We also find that the Sustained Sales Growth Program, as well as the superceded New Store and New Warehouse Allowances, satisfy the criteria for price adjustments. Under the Sustained Sales Growth Program, the U.S. Retailer receives a 2.38% discount, which is applied to all sales to the U.S. Retailer. The New Store and New Warehouse Allowances, by contrast, were only applied to merchandise that was purchased to stock new stores or warehouses. The terms for all three of these discount programs are clearly described in the Vendor Allowance Sheets, which were signed and in effect prior to importation of the subject merchandise. Furthermore, the Sustained Sales Growth Program, New Store Allowance, and New Warehouse Allowance are all unconditional in nature since they are applied regardless of whether either party takes further action.

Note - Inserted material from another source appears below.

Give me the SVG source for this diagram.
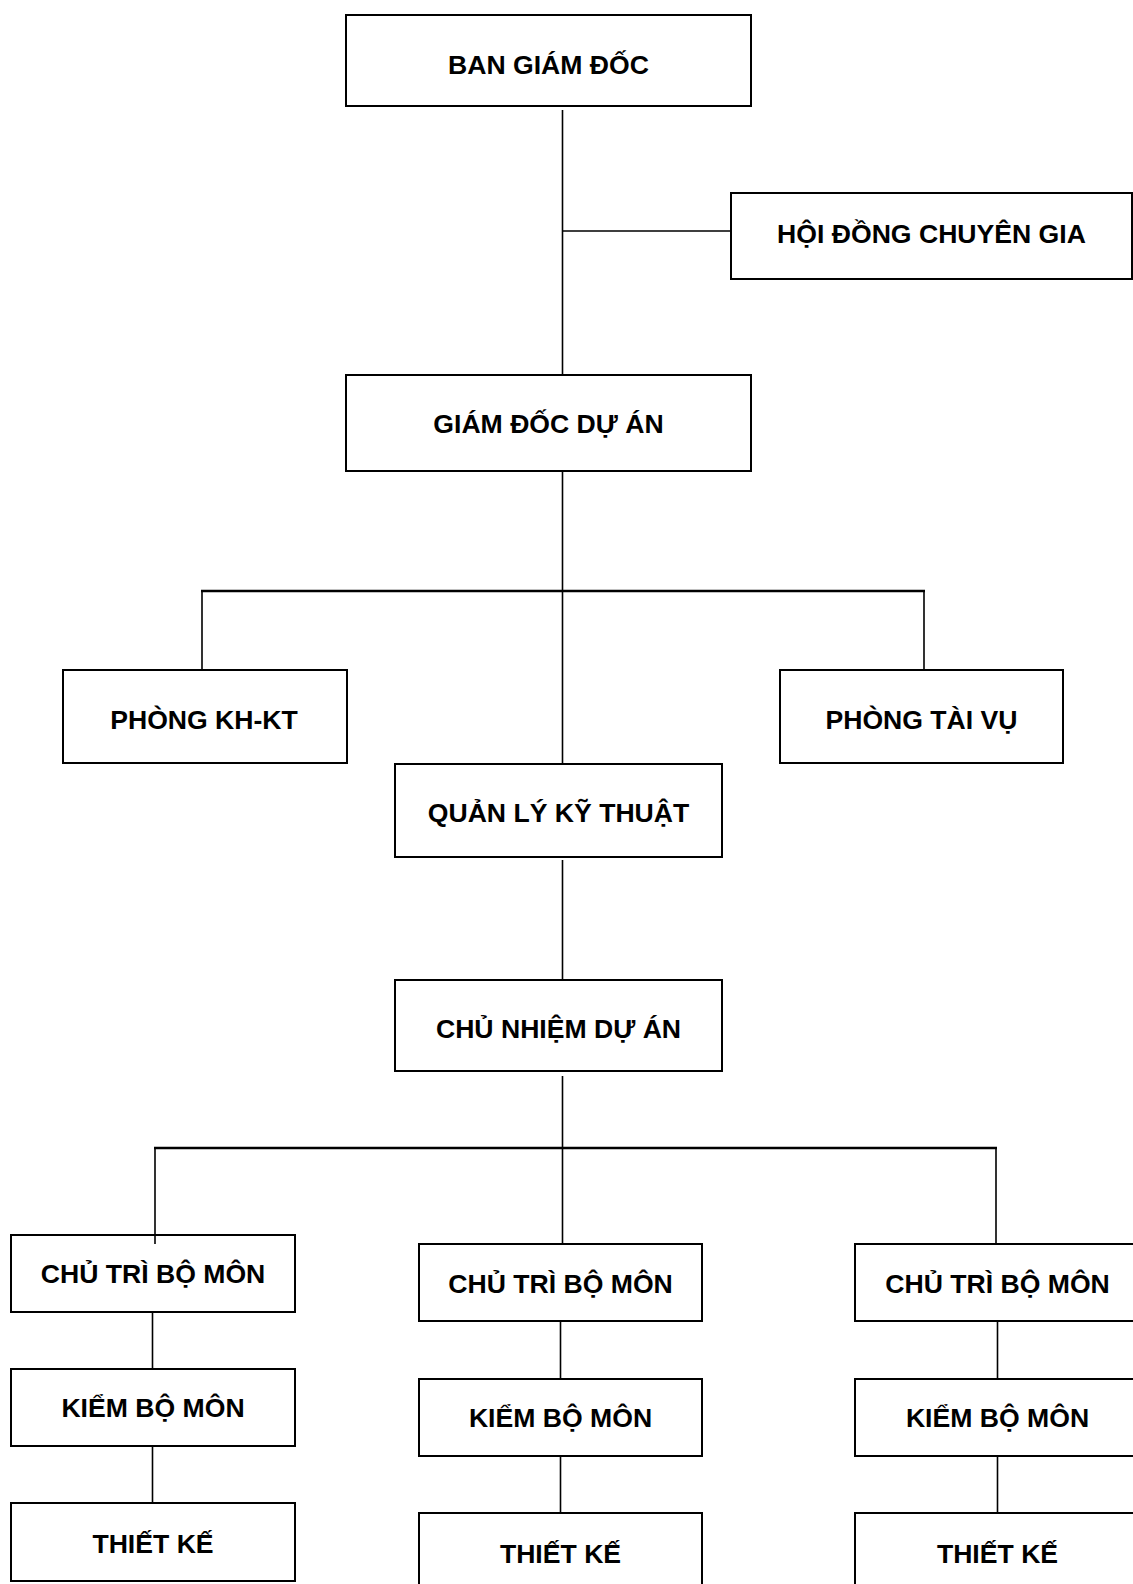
<svg xmlns="http://www.w3.org/2000/svg" width="1133" height="1584" viewBox="0 0 1133 1584">
<style>
.box{fill:#fff;stroke:#000;stroke-width:2}
.lbl{font-family:"Liberation Sans",Arial,sans-serif;font-weight:bold;font-size:26.6px;fill:#000;text-anchor:middle}
.ln{stroke:#000;stroke-width:1.6;fill:none}
.bar{stroke:#000;stroke-width:2.4;fill:none}
</style>
<rect width="1133" height="1584" fill="#fff"/>
<g id="n1"><rect class="box" x="346" y="15" width="405" height="91"/><text class="lbl" x="548.5" y="74">BAN GIÁM ĐỐC</text></g>
<g id="n2"><rect class="box" x="731" y="193" width="401" height="86"/><text class="lbl" x="931.5" y="243">HỘI ĐỒNG CHUYÊN GIA</text></g>
<g id="n3"><rect class="box" x="346" y="375" width="405" height="96"/><text class="lbl" x="548.5" y="433">GIÁM ĐỐC DỰ ÁN</text></g>
<g id="n4"><rect class="box" x="63" y="670" width="284" height="93"/><text class="lbl" x="204" y="729">PHÒNG KH-KT</text></g>
<g id="n5"><rect class="box" x="780" y="670" width="283" height="93"/><text class="lbl" x="921.5" y="729">PHÒNG TÀI VỤ</text></g>
<g id="n6"><rect class="box" x="395" y="764" width="327" height="93"/><text class="lbl" x="558.5" y="822">QUẢN LÝ KỸ THUẬT</text></g>
<g id="n7"><rect class="box" x="395" y="980" width="327" height="91"/><text class="lbl" x="558.5" y="1038">CHỦ NHIỆM DỰ ÁN</text></g>
<g id="n8"><rect class="box" x="11" y="1235" width="284" height="77"/><text class="lbl" x="153" y="1283">CHỦ TRÌ BỘ MÔN</text></g>
<g id="n9"><rect class="box" x="419" y="1244" width="283" height="77"/><text class="lbl" x="560.5" y="1293">CHỦ TRÌ BỘ MÔN</text></g>
<g id="n10"><rect class="box" x="855" y="1244" width="285" height="77"/><text class="lbl" x="997.5" y="1293">CHỦ TRÌ BỘ MÔN</text></g>
<g id="n11"><rect class="box" x="11" y="1369" width="284" height="77"/><text class="lbl" x="153" y="1417">KIỂM BỘ MÔN</text></g>
<g id="n12"><rect class="box" x="419" y="1379" width="283" height="77"/><text class="lbl" x="560.5" y="1427">KIỂM BỘ MÔN</text></g>
<g id="n13"><rect class="box" x="855" y="1379" width="285" height="77"/><text class="lbl" x="997.5" y="1427">KIỂM BỘ MÔN</text></g>
<g id="n14"><rect class="box" x="11" y="1503" width="284" height="78"/><text class="lbl" x="153" y="1553">THIẾT KẾ</text></g>
<g id="n15"><rect class="box" x="419" y="1513" width="283" height="80"/><text class="lbl" x="560.5" y="1563">THIẾT KẾ</text></g>
<g id="n16"><rect class="box" x="855" y="1513" width="285" height="80"/><text class="lbl" x="997.5" y="1563">THIẾT KẾ</text></g>
<g id="connectors">
<path class="ln" d="M562.5 110V375M562.5 231H731M562.5 471V764M202 591V670M924 591V670M562.5 860V980M562.5 1076V1244M155 1148V1244M996 1148V1244M152.5 1312V1369M152.5 1446V1503M560.5 1321V1379M560.5 1456V1513M997.5 1321V1379M997.5 1456V1513"/>
<path class="bar" d="M201 591H925M154 1148H997"/>
</g>
</svg>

Based on the information submitted, we find that the discounted price reflecting the current discount programs (i.e., the Comprehensive Vendor Discount Program and the Sustained Sales Growth Program) and the previous discount programs (i.e., the Merchandise Service Allowance, General Advertising Allowance, Volume Rebate Allowance, New Store Allowance, and the New Warehouse Allowance) may be used to determine the price actually paid or payable for the imported merchandise.
The discounted prices, which were agreed to prior to importation and applied unconditionally, constitute the price actually paid or payable for the imported merchandise, assuming the transaction value method may be used to appraise the imported merchandise.
A copy of this internal advice should be mailed by your office to the requester no later than sixty days from the date of this letter. Sixty days from the date of this letter, the Office of Regulations and Rulings will take steps to make this decision available to CBP personnel and to the public on the CBP's web site, and by means of the Freedom of Information Act as well as by other means of public distribution.